You are, in essence, giving your consumers an enjoyable means for engaging with your brand.

Ensure your brand strategy aligns with the core tenants of your brand

It is imperative to have solidified positioning of your brand. While it is important to have a refresh every few years, you don’t want your brand to eat itself with each new campaign—otherwise, you leave your consumers confused.

Take a look at the career of Christina Aguilera. She is certainly one of the most powerful and prominent pop stars of the late 90s through the 2010s. She started out as a teen pop angel, but soon moved on to her “Dirty” stage where she wanted to break out of her “innocent” image and become more sultry. Her fans didn’t mind, but it did alienate a few who were attracted to her initial stage image.

Then, after her “Dirty” phase, she tried a more retro look–which was appealing, but again, confusing. It’s as if she did not have a core brand and changed with the wind. After that, she stepped into the EDM world without as much success as her previous work. Her branding changes left her fans wondering which Christina they were getting with each new album.

This is why you need clear positioning. It is specific language your customers and prospects will believe. Even through a changing creative canvas, your brand shouldn’t go in 10 directions with each new marketing push. You aren’t running with what’s cool for today. You want a consistent message that can be easily woven into new marketing campaigns.

Remain relatable

Since consumers want to be best friends, how can your branding strategy create an identity that is easily relatable? What you shouldn’t do is complicate your mission just to get attention. You want to have the ability to reinvent without frustrating your consumers and prospects. Your customers want to know what they can expect from your company.
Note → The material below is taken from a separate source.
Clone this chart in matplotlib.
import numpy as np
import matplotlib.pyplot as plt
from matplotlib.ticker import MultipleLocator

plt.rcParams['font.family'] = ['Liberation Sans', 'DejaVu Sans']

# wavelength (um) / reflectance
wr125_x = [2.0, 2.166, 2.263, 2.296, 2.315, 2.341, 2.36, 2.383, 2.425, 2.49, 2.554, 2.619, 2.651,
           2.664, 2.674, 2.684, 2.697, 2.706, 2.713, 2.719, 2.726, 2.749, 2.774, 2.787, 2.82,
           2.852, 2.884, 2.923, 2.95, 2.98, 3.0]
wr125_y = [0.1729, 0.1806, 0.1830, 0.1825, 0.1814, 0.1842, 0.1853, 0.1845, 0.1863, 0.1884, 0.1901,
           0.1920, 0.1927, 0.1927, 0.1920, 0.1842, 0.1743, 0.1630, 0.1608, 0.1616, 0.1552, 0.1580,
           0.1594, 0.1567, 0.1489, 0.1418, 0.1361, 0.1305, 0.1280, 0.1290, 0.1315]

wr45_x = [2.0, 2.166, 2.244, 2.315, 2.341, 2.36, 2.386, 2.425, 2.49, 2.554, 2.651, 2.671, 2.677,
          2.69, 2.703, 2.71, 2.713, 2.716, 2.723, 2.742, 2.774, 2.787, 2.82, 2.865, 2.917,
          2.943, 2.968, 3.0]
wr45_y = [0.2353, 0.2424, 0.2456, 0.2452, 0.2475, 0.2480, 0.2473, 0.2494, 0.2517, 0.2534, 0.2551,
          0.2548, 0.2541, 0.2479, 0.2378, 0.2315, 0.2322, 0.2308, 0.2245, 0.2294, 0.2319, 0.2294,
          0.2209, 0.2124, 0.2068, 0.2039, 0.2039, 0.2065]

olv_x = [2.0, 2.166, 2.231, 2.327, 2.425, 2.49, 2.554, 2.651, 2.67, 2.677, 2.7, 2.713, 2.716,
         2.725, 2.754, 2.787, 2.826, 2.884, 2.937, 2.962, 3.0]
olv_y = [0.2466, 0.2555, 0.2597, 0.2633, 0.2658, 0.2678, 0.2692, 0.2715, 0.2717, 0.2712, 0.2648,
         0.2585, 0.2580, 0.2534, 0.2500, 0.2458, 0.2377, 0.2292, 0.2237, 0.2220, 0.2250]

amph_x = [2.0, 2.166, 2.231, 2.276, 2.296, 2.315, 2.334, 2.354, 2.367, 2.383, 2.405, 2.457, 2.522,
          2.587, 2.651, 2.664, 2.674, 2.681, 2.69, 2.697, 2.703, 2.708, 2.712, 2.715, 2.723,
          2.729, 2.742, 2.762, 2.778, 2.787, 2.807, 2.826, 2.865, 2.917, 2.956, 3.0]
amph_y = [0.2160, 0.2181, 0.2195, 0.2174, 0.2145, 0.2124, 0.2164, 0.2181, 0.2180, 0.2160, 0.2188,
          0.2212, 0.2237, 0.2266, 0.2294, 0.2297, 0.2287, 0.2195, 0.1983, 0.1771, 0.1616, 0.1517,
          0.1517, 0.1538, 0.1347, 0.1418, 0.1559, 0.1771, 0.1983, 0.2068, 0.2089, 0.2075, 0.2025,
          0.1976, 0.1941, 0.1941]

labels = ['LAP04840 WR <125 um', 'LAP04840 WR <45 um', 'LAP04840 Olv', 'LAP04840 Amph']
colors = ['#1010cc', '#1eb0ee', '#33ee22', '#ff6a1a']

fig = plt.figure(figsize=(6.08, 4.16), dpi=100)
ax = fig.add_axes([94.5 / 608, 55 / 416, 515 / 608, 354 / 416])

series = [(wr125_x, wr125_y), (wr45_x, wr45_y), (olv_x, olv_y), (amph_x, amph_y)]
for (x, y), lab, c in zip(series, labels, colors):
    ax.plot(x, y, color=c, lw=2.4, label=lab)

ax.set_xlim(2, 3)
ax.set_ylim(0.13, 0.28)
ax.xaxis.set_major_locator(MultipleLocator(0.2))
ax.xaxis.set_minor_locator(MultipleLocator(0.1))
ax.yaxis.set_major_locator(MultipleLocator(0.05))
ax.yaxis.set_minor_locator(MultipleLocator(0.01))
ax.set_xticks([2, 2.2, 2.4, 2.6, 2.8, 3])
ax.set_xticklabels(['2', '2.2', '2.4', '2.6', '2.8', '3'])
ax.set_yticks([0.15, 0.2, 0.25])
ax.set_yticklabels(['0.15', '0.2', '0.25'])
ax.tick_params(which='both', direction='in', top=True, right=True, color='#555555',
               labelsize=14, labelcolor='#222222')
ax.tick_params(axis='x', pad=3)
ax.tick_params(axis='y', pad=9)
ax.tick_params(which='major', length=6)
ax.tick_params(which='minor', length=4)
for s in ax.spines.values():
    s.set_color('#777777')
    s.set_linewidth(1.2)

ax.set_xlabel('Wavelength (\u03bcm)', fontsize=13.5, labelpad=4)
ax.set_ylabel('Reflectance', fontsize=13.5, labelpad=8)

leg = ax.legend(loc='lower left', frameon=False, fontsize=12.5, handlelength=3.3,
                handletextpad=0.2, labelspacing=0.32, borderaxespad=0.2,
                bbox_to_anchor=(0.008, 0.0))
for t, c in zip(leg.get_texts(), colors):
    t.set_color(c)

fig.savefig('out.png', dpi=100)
Your brand identity should be powerful enough that when it grows, it only gets stronger in collaboration with the changing needs of your clients. The point is, you must keep it simple. People don’t have the time or interest to try to figure out where your brand is trying to go. Customers want brands to be both transparent and forward-thinking.

To illustrate, if you own an organic meal delivery service–your brand identity can be as simple as freshly prepared, organic meals delivered in under an hour. Doesn’t that make you hungry just thinking about it?
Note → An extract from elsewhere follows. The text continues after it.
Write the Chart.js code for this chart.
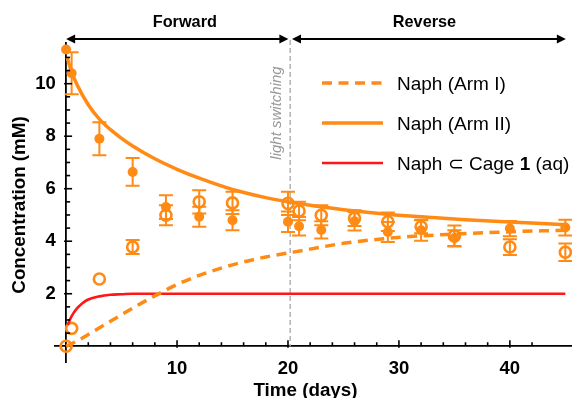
<!DOCTYPE html>
<html><head><meta charset="utf-8">
<script src="https://cdn.jsdelivr.net/npm/chart.js@4/dist/chart.umd.min.js"></script>
<style>html,body{margin:0;padding:0;background:#fff}#wrap{width:572px;height:398px;position:relative}</style>
</head><body><div id="wrap"><canvas id="c" width="572" height="398"></canvas></div>
<script>
// ---- data ----
const times = [0, 0.5, 3, 6, 9, 12, 15, 20, 21, 23, 26, 29, 32, 35, 40, 45];
const armIIMeasured = [11.3, 10.4, 7.9, 6.64, 5.3, 4.93, 4.8, 4.74, 4.57, 4.43, 4.76, 4.35, 4.42, 4.12, 4.48, 4.52];
const armIIError    = [0, 0.8, 0.63, 0.53, 0.45, 0.38, 0.38, 0.39, 0.35, 0.33, 0.35, 0.38, 0.4, 0.3, 0.29, 0.3];
const armIMeasured  = [0, 0.68, 2.56, 3.78, 4.99, 5.5, 5.46, 5.44, 5.15, 4.99, 4.88, 4.74, 4.55, 4.2, 3.78, 3.58];
const armIError     = [0, 0, 0, 0.27, 0.38, 0.44, 0.42, 0.44, 0.35, 0.38, 0.3, 0.35, 0.25, 0.4, 0.3, 0.33];

const armIIFitX = [0.1, 0.5, 1, 2, 3, 4, 5, 6, 8, 10, 12, 15, 18, 20, 22, 25, 28, 32, 36, 40, 45];
const armIIFitY = [11.0, 10.45, 9.95, 9.2, 8.65, 8.25, 7.92, 7.63, 7.14, 6.74, 6.4, 5.97, 5.66, 5.5, 5.37, 5.2, 5.07, 4.93, 4.82, 4.73, 4.63];
const armIFitX  = [0, 1, 2, 4, 6, 8, 10, 12, 15, 18, 20, 22, 25, 28, 31, 35, 40, 45];
const armIFitY  = [0, 0.2, 0.45, 0.95, 1.45, 1.92, 2.35, 2.7, 3.1, 3.4, 3.55, 3.7, 3.92, 4.07, 4.18, 4.27, 4.36, 4.42];
const cageFitX  = [0.15, 0.5, 1, 1.5, 2, 3, 4, 5, 6, 8, 45];
const cageFitY  = [0.82, 1.15, 1.45, 1.65, 1.78, 1.9, 1.96, 1.98, 2.0, 2.0, 2.0];

const xTickLabels = [10, 20, 30, 40];
const yTickLabels = [2, 4, 6, 8, 10];
const switchTime = 20.2;
const phaseLabels = ['Forward', 'Reverse'];
const legendLabels = ['Naph (Arm I)', 'Naph (Arm II)', ['Naph \u2282 Cage ', '1', ' (aq)']];
const xTitle = 'Time (days)';
const yTitle = 'Concentration (mM)';
const switchLabel = 'light switching';

// ---- styles ----
const ORANGE = 'rgb(255,138,20)';
const RED = 'rgb(255,22,22)';
const FONT = '"Liberation Sans", Arial, sans-serif';

function pts(xs, ys) { return xs.map((x, i) => ({ x: x, y: ys[i] })); }

// let the positioned x axis span the full width up to the right edge of the canvas
const fullWidth = {
  id: 'fullWidth',
  afterLayout(chart) {
    const x = chart.scales.x;
    x.right = chart.width;
    x.width = x.right - x.left;
    x.configure();
    chart.chartArea.right = chart.width;
    chart.chartArea.width = chart.chartArea.right - chart.chartArea.left;
  }
};

const decor = {
  id: 'decor',
  beforeDatasetsDraw(chart) {
    const ctx = chart.ctx, xs = chart.scales.x, ys = chart.scales.y;
    const sx = xs.getPixelForValue(switchTime);
    ctx.save();
    ctx.strokeStyle = '#b4b4b4'; ctx.lineWidth = 1.5; ctx.setLineDash([5, 3]);
    ctx.beginPath(); ctx.moveTo(sx, 40); ctx.lineTo(sx, ys.getPixelForValue(0)); ctx.stroke();
    ctx.restore();
    chart.data.datasets.forEach(ds => {
      if (!ds.errors) return;
      ctx.save(); ctx.strokeStyle = ORANGE; ctx.lineWidth = 2;
      ds.data.forEach((p, i) => {
        const e = ds.errors[i]; if (!e) return;
        const px = xs.getPixelForValue(p.x), t = ys.getPixelForValue(p.y + e), b = ys.getPixelForValue(p.y - e);
        ctx.beginPath();
        ctx.moveTo(px, t); ctx.lineTo(px, b);
        ctx.moveTo(px - 7, t); ctx.lineTo(px + 7, t);
        ctx.moveTo(px - 7, b); ctx.lineTo(px + 7, b);
        ctx.stroke();
      });
      ctx.restore();
    });
  },
  afterDraw(chart) {
    const ctx = chart.ctx, xs = chart.scales.x, ys = chart.scales.y;
    const x0 = xs.getPixelForValue(0), y0 = ys.getPixelForValue(0);
    ctx.save();
    ctx.strokeStyle = '#000'; ctx.lineWidth = 1.6;
    xs.ticks.forEach(t => {
      const v = t.value;
      if (v <= 0 || Math.abs(v / 2 - Math.round(v / 2)) > 1e-6) return;
      const px = xs.getPixelForValue(v);
      const major = xTickLabels.includes(v);
      ctx.beginPath(); ctx.moveTo(px, y0 + (major ? 1.5 : 0)); ctx.lineTo(px, y0 - (major ? 6 : 4)); ctx.stroke();
    });
    ys.ticks.forEach(t => {
      const v = t.value;
      if (Math.abs(v) < 1e-6 || Math.abs(v * 2 - Math.round(v * 2)) > 1e-6) return;
      const py = ys.getPixelForValue(v);
      const major = yTickLabels.some(l => Math.abs(l - v) < 1e-6);
      ctx.beginPath(); ctx.moveTo(x0 - (major ? 2 : 0), py); ctx.lineTo(x0 + (major ? 6 : 4), py); ctx.stroke();
    });
    ctx.restore();

    const sx = xs.getPixelForValue(switchTime);
    const xEnd = xs.getPixelForValue(45.05);
    const ay = 39;
    function arrow(a, b) {
      ctx.save();
      ctx.strokeStyle = '#000'; ctx.fillStyle = '#000'; ctx.lineWidth = 2;
      ctx.beginPath(); ctx.moveTo(a + 6, ay); ctx.lineTo(b - 6, ay); ctx.stroke();
      ctx.beginPath(); ctx.moveTo(a, ay); ctx.lineTo(a + 9, ay - 4.5); ctx.lineTo(a + 9, ay + 4.5); ctx.closePath(); ctx.fill();
      ctx.beginPath(); ctx.moveTo(b, ay); ctx.lineTo(b - 9, ay - 4.5); ctx.lineTo(b - 9, ay + 4.5); ctx.closePath(); ctx.fill();
      ctx.restore();
    }
    arrow(x0, sx - 1.8);
    arrow(sx + 1.8, xEnd);
    ctx.save();
    ctx.fillStyle = '#000'; ctx.font = 'bold 16.3px ' + FONT; ctx.textAlign = 'center'; ctx.textBaseline = 'alphabetic';
    ctx.fillText(phaseLabels[0], xs.getPixelForValue(10.7), 27);
    ctx.fillText(phaseLabels[1], xs.getPixelForValue(32.3), 27);
    ctx.restore();

    ctx.save();
    ctx.translate(sx - 9.5, 113);
    ctx.rotate(-Math.PI / 2);
    ctx.fillStyle = '#999'; ctx.font = 'italic 15px ' + FONT; ctx.textAlign = 'center'; ctx.textBaseline = 'alphabetic';
    ctx.fillText(switchLabel, 0, 0);
    ctx.restore();

    ctx.save();
    ctx.fillStyle = '#000'; ctx.font = 'bold 18.8px ' + FONT; ctx.textAlign = 'center'; ctx.textBaseline = 'alphabetic';
    ctx.fillText(xTitle, 305.5, 395.5);
    ctx.translate(25, 205);
    ctx.rotate(-Math.PI / 2);
    ctx.fillText(yTitle, 0, 0);
    ctx.restore();

    const lx1 = 322, lx2 = 383, tx = 397;
    const rows = [83, 123, 163];
    const styles = [
      { c: ORANGE, w: 3.5, d: [10, 6.5] },
      { c: ORANGE, w: 3.5, d: [] },
      { c: RED, w: 2.6, d: [] }
    ];
    rows.forEach((ry, i) => {
      ctx.save();
      ctx.strokeStyle = styles[i].c; ctx.lineWidth = styles[i].w; ctx.setLineDash(styles[i].d);
      ctx.beginPath(); ctx.moveTo(lx1, ry); ctx.lineTo(lx2, ry); ctx.stroke();
      ctx.restore();
      ctx.save();
      ctx.fillStyle = '#000'; ctx.textAlign = 'left'; ctx.textBaseline = 'alphabetic';
      const lab = legendLabels[i];
      if (Array.isArray(lab)) {
        let x = tx;
        lab.forEach((part, k) => {
          ctx.font = (k === 1 ? 'bold ' : '') + '19px ' + FONT;
          ctx.fillText(part, x, ry + 6.5);
          x += ctx.measureText(part).width;
        });
      } else {
        ctx.font = '19px ' + FONT;
        ctx.fillText(lab, tx, ry + 6.5);
      }
      ctx.restore();
    });
  }
};

new Chart(document.getElementById('c'), {
  type: 'scatter',
  data: {
    datasets: [
      { data: pts(armIFitX, armIFitY), showLine: true, borderColor: ORANGE, borderWidth: 3.5, borderDash: [10, 6.5],
        pointRadius: 0, cubicInterpolationMode: 'monotone', fill: false, clip: false },
      { data: pts(armIIFitX, armIIFitY), showLine: true, borderColor: ORANGE, borderWidth: 3.5,
        pointRadius: 0, cubicInterpolationMode: 'monotone', fill: false, clip: false },
      { data: pts(cageFitX, cageFitY), showLine: true, borderColor: RED, borderWidth: 2.6,
        pointRadius: 0, cubicInterpolationMode: 'monotone', fill: false, clip: false },
      { data: pts(times, armIIMeasured), errors: armIIError, showLine: false, pointRadius: 5,
        backgroundColor: ORANGE, borderColor: ORANGE, borderWidth: 0, clip: false },
      { data: pts(times, armIMeasured), errors: armIError, showLine: false, pointRadius: 5.5,
        backgroundColor: 'rgba(255,255,255,0)', borderColor: ORANGE, borderWidth: 2.6, clip: false }
    ]
  },
  options: {
    responsive: false,
    devicePixelRatio: 1,
    animation: false,
    events: [],
    layout: { padding: { left: 55, right: 0, top: 43, bottom: 36 } },
    plugins: { legend: { display: false }, tooltip: { enabled: false } },
    scales: {
      x: {
        type: 'linear', min: -1, max: 45.6, position: { y: 0 },
        afterFit: s => { s.paddingLeft = 0; s.paddingRight = 0; },
        grid: { display: false, drawTicks: false },
        border: { display: true, color: '#000', width: 1.8 },
        ticks: {
          stepSize: 2, autoSkip: false, maxRotation: 0, padding: 12, color: '#000',
          font: { family: FONT, size: 18.5, weight: 'bold' },
          callback: v => xTickLabels.includes(v) ? String(v) : ''
        }
      },
      y: {
        type: 'linear', min: -0.6, max: 11.55, position: { x: 0 },
        afterFit: s => { s.paddingTop = 0; s.paddingBottom = 0; },
        grid: { display: false, drawTicks: false },
        border: { display: true, color: '#000', width: 1.8 },
        ticks: {
          stepSize: 0.5, autoSkip: false, padding: 8, color: '#000',
          font: { family: FONT, size: 18.5, weight: 'bold' },
          callback: v => yTickLabels.some(l => Math.abs(l - v) < 1e-6) ? String(Math.round(v)) + '  ' : ''
        }
      }
    }
  },
  plugins: [fullWidth, decor]
});
</script>
</body></html>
As your brand matures, you can modify your taglines–but your brand identity remains the same. It must communicate that your products deliver a better experience than your competition, without having to get complicated. 
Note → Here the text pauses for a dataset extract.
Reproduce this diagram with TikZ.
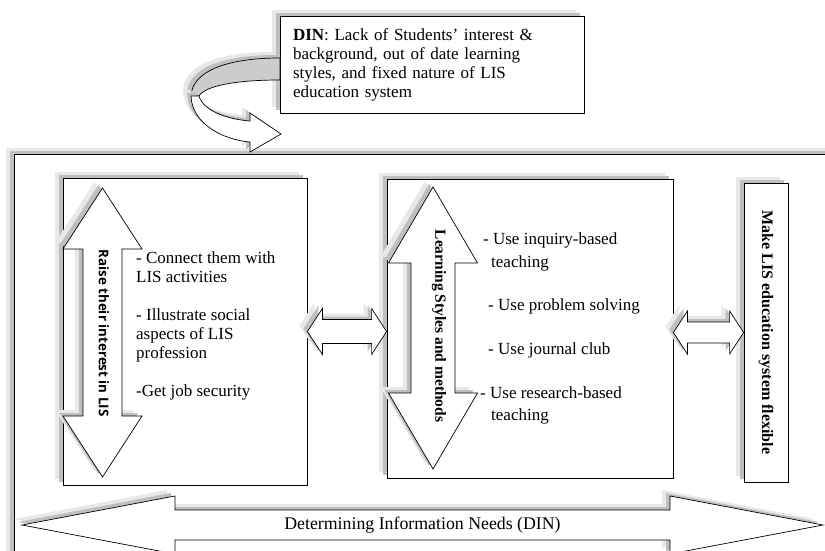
\documentclass[tikz,border=0pt]{standalone}
\usepackage{fontspec}
\setmainfont{Liberation Serif}
\newfontfamily\labelsans{Open Sans}
\usetikzlibrary{calc}

% double block arrows between two points
\newcommand\hdbl[5]{% #1,#2 ends; #3 head length; #4 half head; #5 half shaft
  \draw[blockarrow] let \p1=#1, \p2=#2 in
    (\x1,\y1) -- (\x1+#3,\y1+#4) -- (\x1+#3,\y1+#5) -- (\x2-#3,\y1+#5) -- (\x2-#3,\y1+#4) -- (\x2,\y1)
    -- (\x2-#3,\y1-#4) -- (\x2-#3,\y1-#5) -- (\x1+#3,\y1-#5) -- (\x1+#3,\y1-#4) -- cycle;}
\newcommand\vdbl[5]{%
  \draw[blockarrow] let \p1=#1, \p2=#2 in
    (\x1,\y1) -- (\x1+#4,\y1-#3) -- (\x1+#5,\y1-#3) -- (\x1+#5,\y2+#3) -- (\x1+#4,\y2+#3) -- (\x1,\y2)
    -- (\x1-#4,\y2+#3) -- (\x1-#5,\y2+#3) -- (\x1-#5,\y1-#3) -- (\x1-#4,\y1-#3) -- cycle;}

\tikzset{
  shad/.style={preaction={fill=gray!18,transform canvas={shift={(-8pt,6pt)}}},
               preaction={fill=gray!50,transform canvas={shift={(-4pt,3pt)}}}},
  panel/.style={draw,line width=0.8pt,fill=white,shad,inner sep=0pt},
  blockarrow/.style={draw,line width=0.7pt,fill=white,shad,line join=miter},
  txt/.style={font=\fontsize{17}{19}\selectfont,align=left,inner sep=0pt},
  sidelabel/.style={rotate=-90,inner sep=0pt}
}

\begin{document}
\begin{tikzpicture}[x=1pt,y=-1pt]
\useasboundingbox (0,0) rectangle (825,551);
\clip (0,0) rectangle (825,551);
% outer frame
\draw[panel] (14,154) rectangle (850,580);
% problem statement
\node[panel,txt,minimum width=304pt,minimum height=97pt,text width=278pt] (din) at (432,64.5)
  {\textbf{DIN}: Lack of Students' interest \&\\background, out of date learning\\styles, and fixed nature of LIS\\education system};
% turning ribbon
\draw[blockarrow,fill=gray!40] (280,58) .. controls (225,58) and (192,72) .. (191,96) -- (199,96)
  .. controls (205,86) and (235,80) .. (280,80) -- cycle;
\draw[blockarrow] (191,96) .. controls (192,125) and (225,140) .. (250,142) -- (250,152) -- (281,134)
  -- (250,113) -- (250,121) .. controls (225,119) and (203,110) .. (199,96) -- cycle;
% panels
\node[panel,minimum width=244pt,minimum height=307pt] (raise) at (185,331.5) {};
\node[panel,minimum width=286pt,minimum height=299pt] (learn) at (530,328.5) {};
\node[panel,minimum width=44pt,minimum height=299pt] (flex) at (766,332.5) {};
\node[sidelabel,font=\fontsize{16}{18}\selectfont\bfseries] (flexlbl) at (flex) {Make LIS education system flexible};
% raise interest
\coordinate (rtop) at (102.5,188);
\coordinate (rbot) at (102.5,477);
\vdbl{(rtop)}{(rbot)}{61pt}{39.5pt}{19.5pt}
\node[sidelabel,font=\labelsans\fontsize{13.4}{15}\selectfont\bfseries] (raiselbl) at (104,333) {Raise their interest in LIS};
\node[txt,anchor=base west] (raiseitems) at (136,396)
  {- Connect them with\\LIS activities\\[19pt]- Illustrate social\\aspects of LIS\\profession\\[19pt]-Get job security};
% learning styles
\coordinate (ltop) at (433,187);
\coordinate (lbot) at (433,469);
\vdbl{(ltop)}{(lbot)}{76pt}{44.5pt}{22pt}
\node[sidelabel,font=\fontsize{15.5}{18}\selectfont\bfseries] (learnlbl) at (439,326) {Learning Styles and methods};
\node[txt,anchor=base west] (learnitems) at (480,420)
  {\hspace*{3pt}- Use inquiry-based\\[4pt]\hspace*{11pt}teaching\\[24pt]\hspace*{8pt}- Use problem solving\\[25pt]%
   \hspace*{8pt}- Use journal club\\[25pt]- Use research-based\\[3pt]\hspace*{11pt}teaching};
% links between panels
\hdbl{(raise.east)}{(raise.east -| learn.west)}{15pt}{23pt}{12pt}
\hdbl{(flex.west -| learn.east)}{(flex.west)}{14pt}{21.5pt}{10.5pt}
% determining information needs
\coordinate (dinl) at (22,525);
\coordinate (dinr) at (823,525);
\hdbl{(dinl)}{(dinr)}{153pt}{29pt}{15pt}
\node[txt,font=\fontsize{17.8}{20}\selectfont] (dinlbl) at ($(dinl)!0.5!(dinr)$) {Determining Information Needs (DIN)};
\end{tikzpicture}
\end{document}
Time your branding strategy perfectly

Being relatable and on-trend is important, but so is timing. Today’s marketplace will stand for nothing less. You have to be ready when your consumers are ready. This is why you should not launch a new product or service if your customers are not ready for it. Plus, you also need to have the support needed for sustainable success. Customers want brands to over-deliver.

It is important to establish a reputation for excellence first. If you do, then your products and services can pre-sell themselves. Just look at Apple in the mid-2000s through today. People salivate over the latest iPhone iteration and stand in line for hours just to get one. That is branding strategy at its finest.